Any chance you could turn the reins over to Julie for a behind the scenes look at her week on the farm? I imagine she does more of the weekday farm chores after your morning chores while you are at work. Ditto with the kids, (as told to HFS) by each of them. Not to name them or invade their privacy, just as oldest son, etc and hear in their words their part in running the farm. Not sure if they have routine daily chores – interested to hear what their favorite and least favorite chores or things on the farm are. Would be good to see the whole behind the scenes with everyone who contributes to running the Jordan Family farm. Thanks!
You can hear the youngest two talk about it in Raising Helpful Children
I mentioned the idea to Julie. Household chores are rotated weekly. Daily farm chores tend to be fairly permanent. When I’m home I usually recruit as many as I can to help with whatever I am doing. Last night I was cutting firewood and the kids were loading the wheelbarrow and stacking it while mom made dinner.
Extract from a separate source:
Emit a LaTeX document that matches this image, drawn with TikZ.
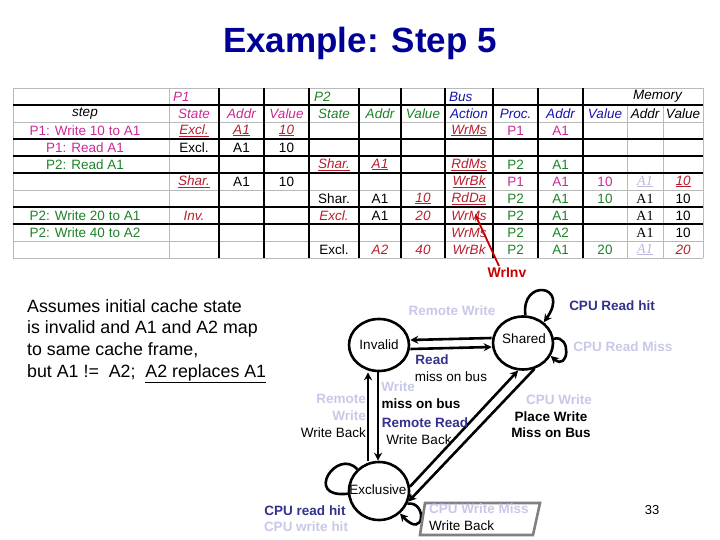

The oldest boy is nearly 6 foot tall and we look at him as a man. We give him a man’s work. We expect things from him that we should only expect of an adult. But he just turned 13. Our expectations of him are completely unrealistic. At times I expect him to be my equal and I am completely shocked when he physically can’t get something done. He is so hard-working and so eager to please…it is hard for me to remember that he is still a child. I need to be more aware of his physical and emotional development in planning work. It is important that we get brush cut on the edge of that field. It is also important that we take a football along with us and take a break now and again. And to make time to play guitar, study for his ham radio exam and just chill and watch the clouds go by.
The younger son (9) wants to be with us but he doesn’t want to just work all the time either. He wants to go fishing. I have to do that. I can count on him to drag brush. I can count on him to help feed chickens. He is always with me. I need to reciprocate.
The oldest daughter is a total mystery to me. She works hard…and will work with us outside but her real passion is in the kitchen. She would much rather make dinner and desert than cut brush…but I can count on her to be out there with us.
The youngest daughter (we call her Little Sister on our blogs) is game for anything short of washing dishes. She accompanies me everywhere but her job seems to be holding cats more than anything else. She usually shares my blanket on the couch too.